What you are looking for is in the library is less of a story and more a small collection of five short stories that delicately indirectly link in with each other outside of the core narrative. Each one more or less follows the same pattern:
- Person has common or relatable life issues taking up their day.
- For one reason or another (it vaires between each character) each of them end up at the little community centre library attached to a school.
- The odd fat librarian lady (if that feels too harsh, imagining it reading over and over in varying detail) coaxes their story out with a stare and gives them a reading list, most of which is directly relevant, and one of which is almost completely irrelevant.
- Each person goes away thinking that the irrelevant book is really weird; why would they even recommend it?
- The irrelevant book fixes their life, sometimes indirectly.
- Happy ending.
Straight away, I was sold.
I could see why my wife couldn’t get on with it though, and I think it’s the peril of reading foreign books translated. The latter two stories - following a 30 year old NEET called Hiroya, and a 65 year old retired gentleman named Masao - added more depth to the language and the story, but the first couple were a slog, very flat and one dimensional. Not being an expert of Japanese literature outside of a handful or Murakami books and the odd other here or there, I can’t say definitively that it’s because of the translation but I think it’s safe to assume that some aspects get lost in the process.
The other thing that really stood out like a sore thumb was each characters insistence on spending a paragraph or so describing just how fat or weird the librarian was, which feels like a Japanese thing. From huge, to fit to burst, or from the stay puft marshmallow man from Ghostbusters, to the panda form of Genma Saotome from Ranma 1/2 (a solid 10/10 anime by the by; yet to read the manga to avoid spoilers), the author really wants to nail home that this person is unusually and off puttingly large. The phrase ‘my eyes nearly jump out of my sockets’ is re-used a lot.
And yet it met the assignment. It was refreshingly light and easy to read, and in many aspects easier than it could have been, especially with how the author links them in.
Usually with this kind of story I’d expect there to be no real chapters, very Terry Pratchett style. One character would get their bit, then another, maybe a third before going back to the first. Build them all together organically.
Instead, each gets their own short story, with reference points in the latter ones to the previous. The computer teacher in the first story that follows Tomoka, a 21 year old womenswear sales assistant who doesn’t want to be a womenswear sales assistant anymore, is the wife of Masao in the last story. Tomoka’s friend Kiriyama is key to resolving the career issues of Natsumi in the third story, who was a former magazine editor before she got pregnant and got busted down to an office job because it would be easier for her now that she’s a mum (again, I assume that’s a conversation handled as direct as that over there; over here they usually bend over backwards to come with better reasons to avoid being chased by Pregnant Then Screwed…).
This writing style allowed me to really focus on the story at hand, whilst also getting the ‘callback’ joy and building the web of connections. It added the dimensions not really felt in the first couple of stories, and certainly kept me coming back for more.

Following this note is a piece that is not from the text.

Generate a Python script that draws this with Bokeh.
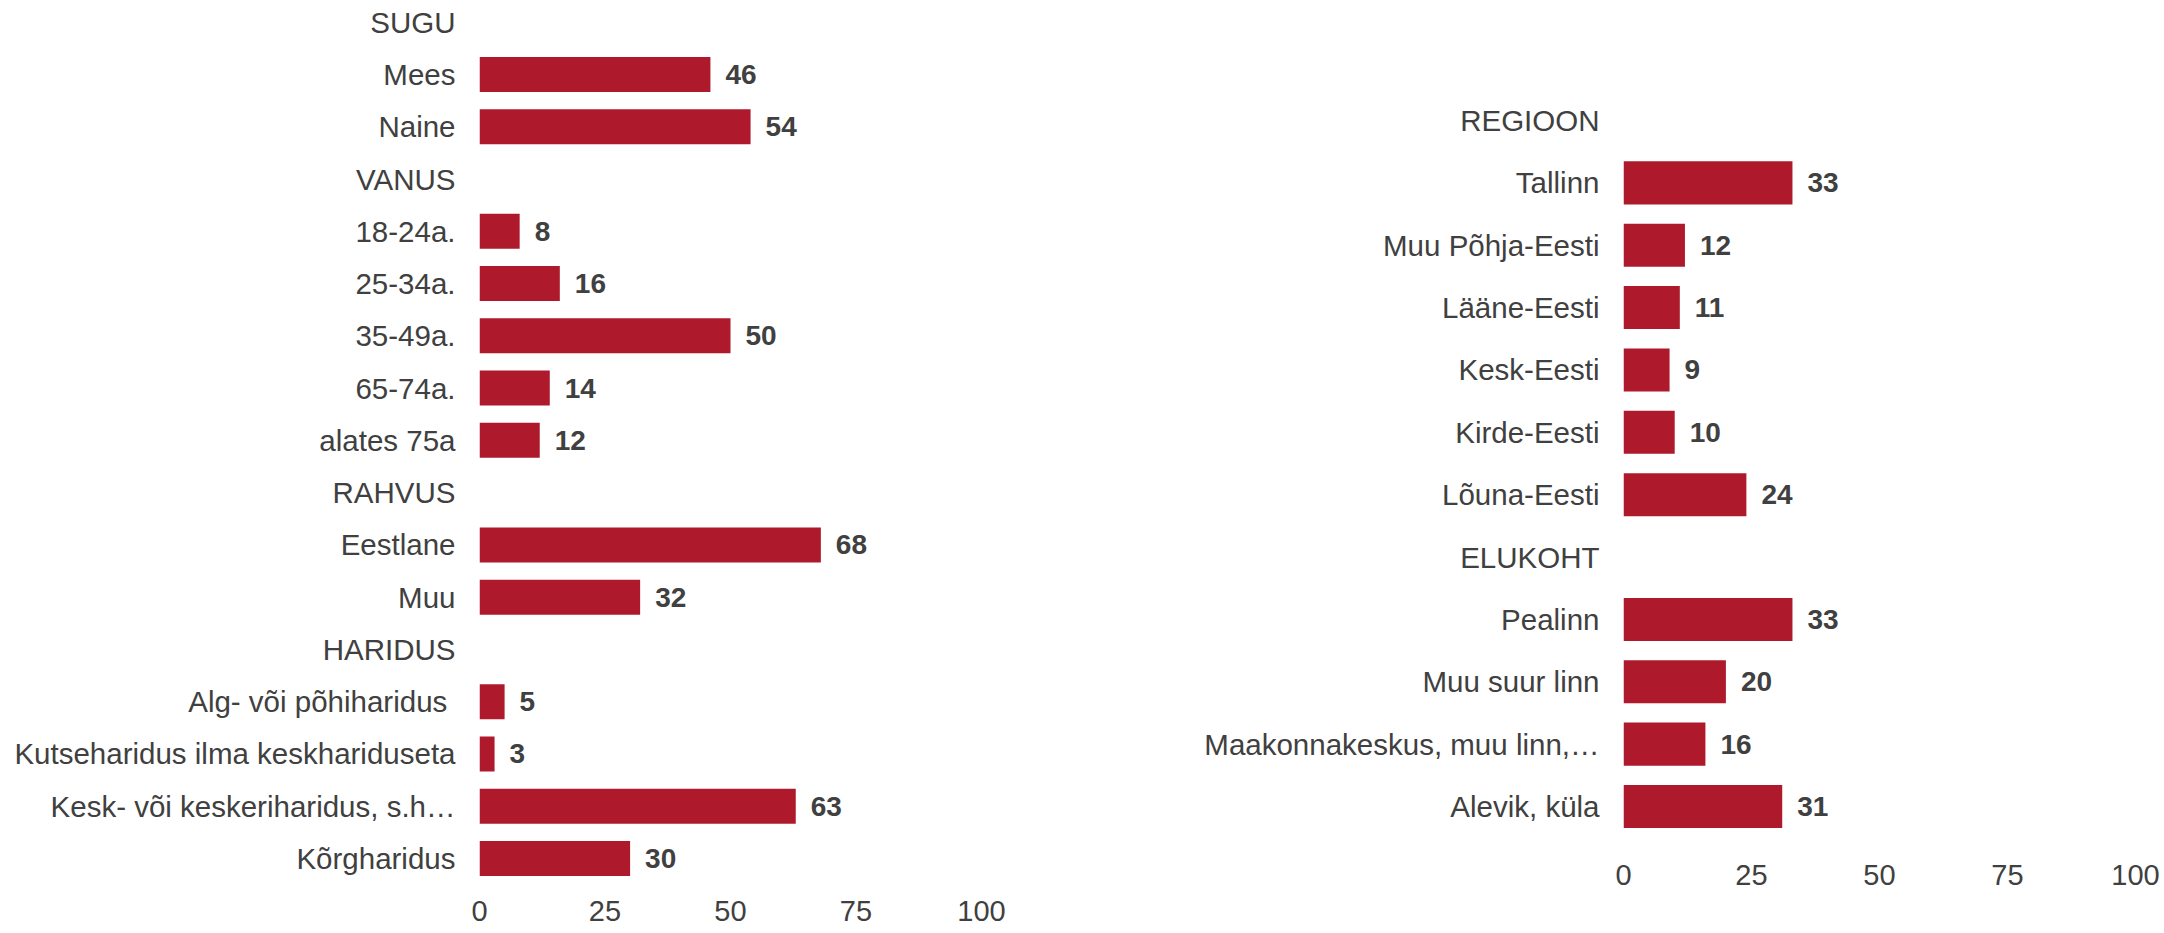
from bokeh.plotting import figure
from bokeh.models import ColumnDataSource, Range1d, FixedTicker
from bokeh.layouts import row
from bokeh.core.properties import value
from bokeh.embed import file_html
from bokeh.resources import INLINE

# ---- data ----
left_categories = ["SUGU", "Mees", "Naine", "VANUS", "18-24a.", "25-34a.", "35-49a.",
                   "65-74a.", "alates 75a", "RAHVUS", "Eestlane", "Muu", "HARIDUS",
                   "Alg- või  põhiharidus", "Kutseharidus ilma keskhariduseta",
                   "Kesk- või keskeriharidus, s.h…", "Kõrgharidus"]
left_values = [None, 46, 54, None, 8, 16, 50, 14, 12, None, 68, 32, None, 5, 3, 63, 30]

right_categories = ["REGIOON", "Tallinn", "Muu Põhja-Eesti", "Lääne-Eesti", "Kesk-Eesti",
                    "Kirde-Eesti", "Lõuna-Eesti", "ELUKOHT", "Pealinn", "Muu suur linn",
                    "Maakonnakeskus, muu linn,…", "Alevik, küla"]
right_values = [None, 33, 12, 11, 9, 10, 24, None, 33, 20, 16, 31]

x_ticks = [0, 25, 50, 75, 100]

BAR = "#AE1A2C"
TXT = "#404040"
FONT = "Liberation Sans"
FS_CAT = "29.5px"
FS_TICK = "29px"
FS_VAL = "28px"


def panel(cats, vals, width, height, b_left, b_right, b_bottom, y_top, y_bottom,
          bar_h, x_standoff):
    idx = [i for i, v in enumerate(vals) if v is not None]
    src = ColumnDataSource(dict(
        y=idx,
        v=[vals[i] for i in idx],
        t=[str(vals[i]) for i in idx],
    ))
    p = figure(width=width, height=height, output_backend="svg", toolbar_location=None,
               x_range=Range1d(0, 100), y_range=Range1d(start=y_bottom, end=y_top),
               min_border_left=b_left, min_border_right=b_right,
               min_border_top=0, min_border_bottom=b_bottom)
    p.outline_line_color = None
    p.xgrid.visible = False
    p.ygrid.visible = False
    p.background_fill_color = "white"
    p.border_fill_color = "white"

    p.hbar(y="y", left=0, right="v", height=bar_h, source=src,
           fill_color=BAR, line_color=None)
    p.text(x="v", y="y", text="t", source=src, x_offset=15,
           text_baseline="middle", text_align="left",
           text_font=value(FONT), text_font_size=FS_VAL, text_font_style="bold",
           text_color=TXT)

    ya = p.yaxis[0]
    ya.ticker = FixedTicker(ticks=list(range(len(cats))))
    ya.major_label_overrides = {i: c for i, c in enumerate(cats)}
    ya.axis_line_color = None
    ya.major_tick_line_color = None
    ya.minor_tick_line_color = None
    ya.major_tick_out = 0
    ya.major_label_standoff = 24
    ya.major_label_text_font = FONT
    ya.major_label_text_font_size = FS_CAT
    ya.major_label_text_color = TXT

    xa = p.xaxis[0]
    xa.ticker = FixedTicker(ticks=x_ticks)
    xa.axis_line_color = None
    xa.major_tick_line_color = None
    xa.minor_tick_line_color = None
    xa.major_tick_out = 0
    xa.major_label_standoff = x_standoff
    xa.major_label_text_font = FONT
    xa.major_label_text_font_size = FS_TICK
    xa.major_label_text_color = TXT
    return p


H = 933
FB = 880          # common frame bottom (row layout aligns frames)
BB = H - FB

# left: frame x 479..981, rows 21.7..858
ls = (858 - 21.7) / 16
lp = panel(left_categories, left_values, width=1100, height=H,
           b_left=479, b_right=1100 - 479 - 502, b_bottom=BB,
           y_top=-21.7 / ls, y_bottom=16 + (FB - 858) / ls,
           bar_h=0.67, x_standoff=20)
# right: frame x 1623..2135, rows 120..806
rs = (806 - 120) / 11
rp = panel(right_categories, right_values, width=1060, height=H,
           b_left=523, b_right=1060 - 523 - 512, b_bottom=BB,
           y_top=-120 / rs, y_bottom=11 + (FB - 806) / rs,
           bar_h=0.69, x_standoff=-16)

layout = row(lp, rp)
open("out.html", "w").write(file_html(layout, INLINE))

It also helps that while the stories are as simple as that seven bullet list above, they are also that good. The last is probably my favourite, but I might be a bit of a sucker for the emotional retired Dad types of stories; trying to find his place in a world where he’s no longer working after being with the company for 45 years (again, very much not a western thing nowadays), realising a few things about his relationship with his wife and daughter that he might have been missing, and the culmination of the web the book weaves throughout.
Would I recommend it? Yes, with the caveats above. I’m certainly trying to get my wife to give it another go. It’s not my favourite book I’ve read this year so far (that might go to Everything Is Tuberculosis by John Green), but it’s one I’ll be re-reading once or twice over in the years to come.